By Tim Kelly and Joseph Campbell
TOKYO (Reuters) -Japan's ruling party began voting on Saturday to choose the country's likely next prime minister, hoping to regain trust from a public angered by rising prices and drawn to opposition groups promising big stimulus and clampdowns on foreigners.
Farm minister Shinjiro Koizumi, 44, who would be Japan's youngest premier in the modern era, and conservative nationalist Sanae Takaichi, who would be its first female leader, are the frontrunners to lead the Liberal Democratic Party, according to opinion polls.
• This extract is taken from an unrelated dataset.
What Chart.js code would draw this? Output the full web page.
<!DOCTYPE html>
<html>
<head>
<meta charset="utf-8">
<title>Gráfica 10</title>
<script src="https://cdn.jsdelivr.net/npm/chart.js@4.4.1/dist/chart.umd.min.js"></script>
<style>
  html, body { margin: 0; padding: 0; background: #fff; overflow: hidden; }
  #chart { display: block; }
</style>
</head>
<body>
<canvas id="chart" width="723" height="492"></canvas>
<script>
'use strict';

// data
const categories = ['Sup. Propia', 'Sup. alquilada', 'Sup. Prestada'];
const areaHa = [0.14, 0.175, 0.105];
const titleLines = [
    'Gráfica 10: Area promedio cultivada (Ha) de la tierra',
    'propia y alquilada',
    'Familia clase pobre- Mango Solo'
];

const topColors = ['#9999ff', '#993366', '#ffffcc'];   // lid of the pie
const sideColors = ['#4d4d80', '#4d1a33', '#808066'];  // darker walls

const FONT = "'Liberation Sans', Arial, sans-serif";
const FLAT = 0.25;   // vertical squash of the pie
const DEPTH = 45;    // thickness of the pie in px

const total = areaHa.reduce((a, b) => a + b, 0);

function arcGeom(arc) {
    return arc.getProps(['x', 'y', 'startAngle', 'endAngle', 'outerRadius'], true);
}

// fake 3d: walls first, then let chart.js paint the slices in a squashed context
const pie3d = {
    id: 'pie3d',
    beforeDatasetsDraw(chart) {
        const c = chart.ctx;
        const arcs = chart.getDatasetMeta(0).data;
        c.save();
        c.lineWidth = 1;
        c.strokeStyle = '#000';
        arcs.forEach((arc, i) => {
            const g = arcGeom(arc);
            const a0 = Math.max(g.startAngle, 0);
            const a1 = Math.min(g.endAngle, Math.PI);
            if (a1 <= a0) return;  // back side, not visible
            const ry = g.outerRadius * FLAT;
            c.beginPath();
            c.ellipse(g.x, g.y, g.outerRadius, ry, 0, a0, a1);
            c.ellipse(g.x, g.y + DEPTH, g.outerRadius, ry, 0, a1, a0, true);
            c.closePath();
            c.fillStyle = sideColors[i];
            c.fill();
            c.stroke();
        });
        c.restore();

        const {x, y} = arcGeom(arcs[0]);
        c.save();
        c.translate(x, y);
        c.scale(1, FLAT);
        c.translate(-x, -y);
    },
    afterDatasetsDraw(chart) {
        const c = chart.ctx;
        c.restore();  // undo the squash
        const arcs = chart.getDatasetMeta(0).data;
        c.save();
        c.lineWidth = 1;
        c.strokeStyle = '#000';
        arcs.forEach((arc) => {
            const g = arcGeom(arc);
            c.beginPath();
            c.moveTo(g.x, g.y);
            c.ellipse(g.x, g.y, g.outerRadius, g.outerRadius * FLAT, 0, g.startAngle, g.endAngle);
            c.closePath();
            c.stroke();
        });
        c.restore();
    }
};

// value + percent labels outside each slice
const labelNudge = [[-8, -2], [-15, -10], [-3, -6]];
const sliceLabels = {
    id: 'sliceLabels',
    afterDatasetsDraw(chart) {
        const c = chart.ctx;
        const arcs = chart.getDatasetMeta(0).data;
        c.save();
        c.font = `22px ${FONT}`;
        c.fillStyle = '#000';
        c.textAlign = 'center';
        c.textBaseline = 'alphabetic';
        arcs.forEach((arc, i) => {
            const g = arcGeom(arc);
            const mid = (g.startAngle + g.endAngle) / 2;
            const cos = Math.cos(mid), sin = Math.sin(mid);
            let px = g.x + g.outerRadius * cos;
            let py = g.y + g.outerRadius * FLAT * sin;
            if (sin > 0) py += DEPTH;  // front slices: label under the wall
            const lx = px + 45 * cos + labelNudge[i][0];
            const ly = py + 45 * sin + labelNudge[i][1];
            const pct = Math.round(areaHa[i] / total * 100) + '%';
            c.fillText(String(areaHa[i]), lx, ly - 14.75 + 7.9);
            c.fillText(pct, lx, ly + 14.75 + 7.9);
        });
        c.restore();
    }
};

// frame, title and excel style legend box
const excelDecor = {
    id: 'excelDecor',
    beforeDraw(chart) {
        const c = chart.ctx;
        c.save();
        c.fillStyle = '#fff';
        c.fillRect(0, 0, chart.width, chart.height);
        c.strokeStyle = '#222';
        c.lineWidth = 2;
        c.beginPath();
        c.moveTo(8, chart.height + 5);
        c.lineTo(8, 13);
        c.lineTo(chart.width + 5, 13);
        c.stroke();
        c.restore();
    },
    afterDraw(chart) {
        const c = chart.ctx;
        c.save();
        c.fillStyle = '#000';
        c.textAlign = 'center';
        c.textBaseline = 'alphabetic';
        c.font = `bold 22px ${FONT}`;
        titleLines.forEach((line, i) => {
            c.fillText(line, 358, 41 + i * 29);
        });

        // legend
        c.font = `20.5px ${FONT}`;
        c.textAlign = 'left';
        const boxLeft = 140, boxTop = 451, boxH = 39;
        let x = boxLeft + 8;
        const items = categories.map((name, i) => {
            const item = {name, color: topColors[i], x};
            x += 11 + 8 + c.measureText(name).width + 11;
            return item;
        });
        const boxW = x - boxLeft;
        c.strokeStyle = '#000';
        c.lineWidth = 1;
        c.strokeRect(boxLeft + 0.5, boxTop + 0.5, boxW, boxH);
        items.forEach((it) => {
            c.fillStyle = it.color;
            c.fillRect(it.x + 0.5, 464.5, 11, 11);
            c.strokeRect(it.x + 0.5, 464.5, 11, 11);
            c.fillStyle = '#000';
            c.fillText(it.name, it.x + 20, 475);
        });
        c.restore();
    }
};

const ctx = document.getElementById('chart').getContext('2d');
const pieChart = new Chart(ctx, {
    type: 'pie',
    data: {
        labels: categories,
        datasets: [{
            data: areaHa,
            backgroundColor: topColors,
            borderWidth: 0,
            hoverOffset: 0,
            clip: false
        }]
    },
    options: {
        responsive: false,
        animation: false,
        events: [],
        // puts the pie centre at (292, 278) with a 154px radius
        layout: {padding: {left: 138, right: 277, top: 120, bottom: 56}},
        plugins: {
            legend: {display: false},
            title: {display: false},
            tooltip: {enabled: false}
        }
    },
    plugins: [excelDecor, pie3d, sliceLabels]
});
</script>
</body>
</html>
Also considered a contender is Chief Cabinet Secretary Yoshimasa Hayashi, 64, a centrist party veteran who has held the weighty foreign, defence and agriculture portfolios.
LDP 'ROTTING FROM WITHIN'
Voting among lawmakers and rank-and-file party members nationwide began at 1 p.m. (0400 GMT), with the ballot expected to go to a runoff and conclude around 0630 GMT.
A vote in parliament to choose a prime minister to replace Shigeru Ishiba is expected to be held on Oct. 15.
The new LDP president is likely to succeed Ishiba as leader of the world's fourth-biggest economy because the party, which has governed Japan for almost all the postwar period, is the biggest in parliament. But this is not assured as the party and its coalition partner lost their majorities in both houses under Ishiba in the past year.
Various other parties, including the fiscally expansionist Democratic Party for the People and the anti-immigration Sanseito have been steadily luring, especially younger voters, away from the LDP.
Whoever succeeds Ishiba will inherit a party in crisis.
"The LDP is rotting from within, so it's about time for a reset," said Takaichi supporter Osamu Yoshida, 70, speaking outside Shimbashi commuter train station in Tokyo.
Takaichi offers the starkest vision for change, and potentially the most disruptive.
An advocate of late premier Shinzo Abe's "Abenomics" strategy to jolt the economy with aggressive spending and easy monetary policy, she has previously criticised the Bank of Japan's interest rate increases.
Such a policy shift could spook investors worried about one of the world's biggest debt loads.
Koizumi and Hayashi say they would hew closely to Ishiba's economic policies. Both promise to boost wages and provide relief to households struggling with inflation - but within the fiscal restraints set by Ishiba and other recent administrations.
Takaichi has also raised the possibility of redoing an investment deal with U.S. President Donald Trump that lowered his punishing tariffs in return for Japanese taxpayer-backed investment. Cabinet ministers Hayashi and Koizumi have defended the deal.
Her nationalistic positions - such as her regular visits to the Yasukuni shrine to Japan's war dead, viewed by some Asian neighbours as a symbol of its past militarism - may rile South Korea and China.
She also favours revising Japan's pacifist postwar constitution and suggested this year that Japan could form a "quasi-security alliance" with Taiwan, the democratically governed island claimed by China.
If elected, Takaichi said she will travel overseas more regularly than he predecessor to spread the word that "Japan is Back!"
SECOND-ROUND DYNAMICS
The LDP election will be decided by 295 LDP lawmakers and an equal number of grassroots votes. With five contenders, no one is expected to win outright in the first round.
That would mean a runoff between the two top candidates in the first round, where the 295 LDP lawmakers cast ballots again. The rank-and-file vote share, however, drops to 47, favouring the candidate with the stronger backing among the parliamentary party.
Polling suggests Koizumi or Hayashi would have an advantage over Takaichi in a second round.
If selected, Koizumi would be a few months older than Hirobumi Ito when he became Japan's first prime minister in 1885, under the nation's prewar constitution.
The winner is expected to hold a press conference around 0900 GMT.